Asset management in a grown-up financial world is more important than ever, but separating the good guys from the bad ones will itself prove to be a new, specialized quality as well. A quality that can make or break overall portfolio results. Those of you that were hurt by investments in the Madoffs of this world, or in asset management products that underperformed indices by 100s of basis points know what I talk about.

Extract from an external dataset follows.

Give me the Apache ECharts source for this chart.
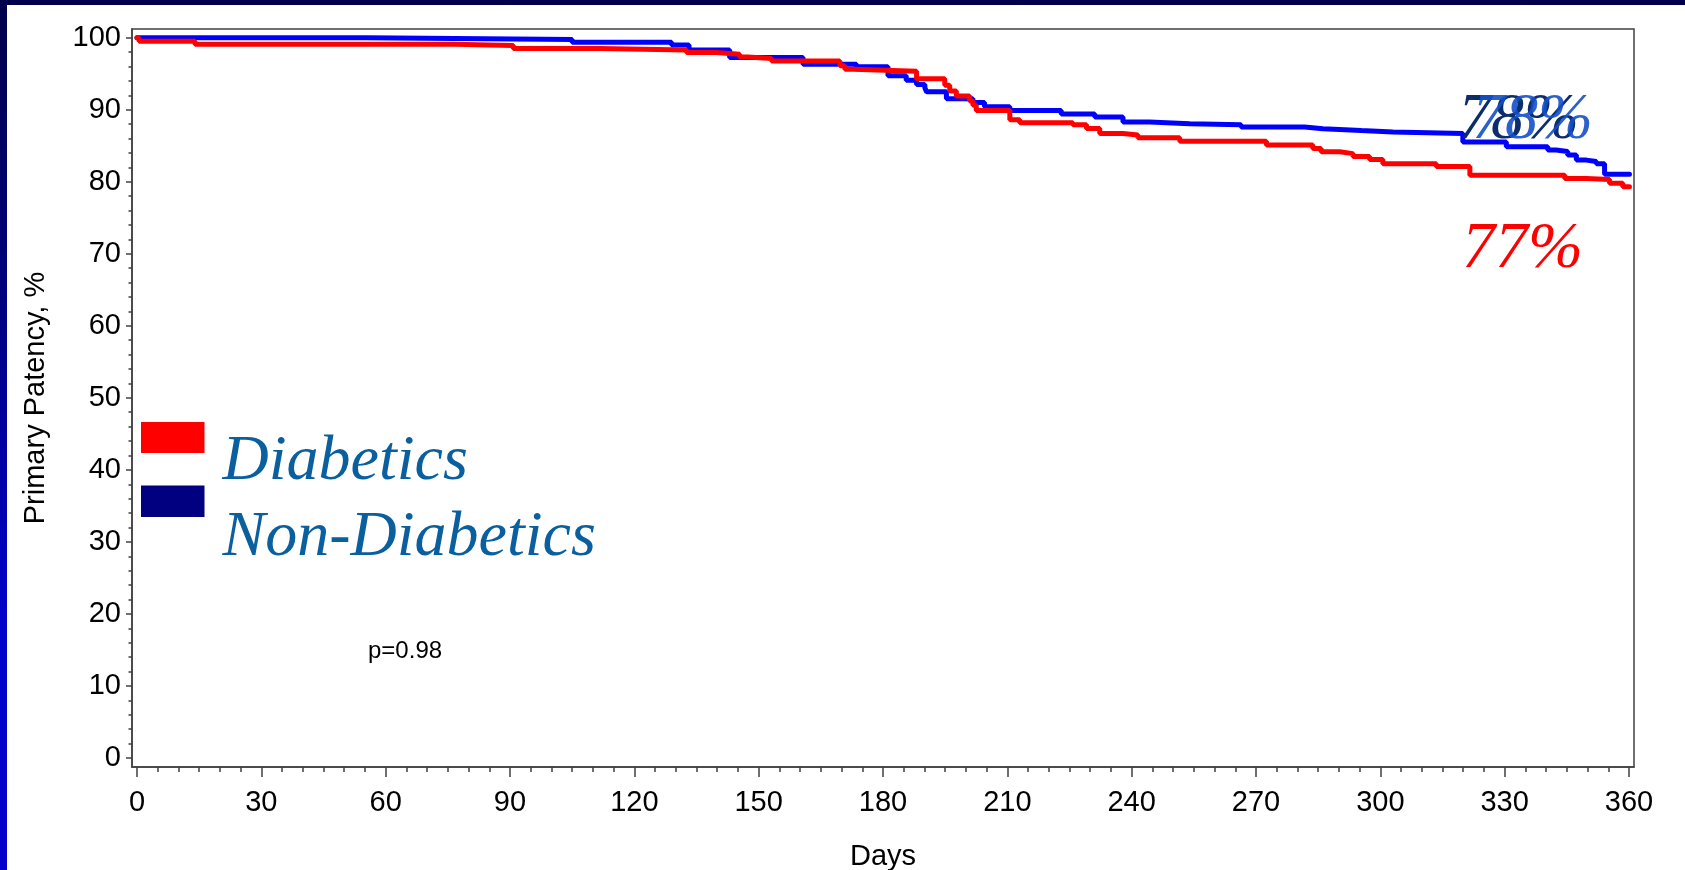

The end result of this new development is of course good: they are all signs of maturing. But as long as end-investors do not realize what is going on and think that the old world is still there, it will take quite some time before end-users – be they pension plans or private investors – will be provided with a full opportunity set of good products, with bad products having no chance at all. In the mean time the grey zone will continue to make victims, because penny-wise, pound-foolish market participants might continue to follow a DIY strategy of selection without realizing that it is really true that results in the past are not necessarily in-and-of-itself indicators of success in the future.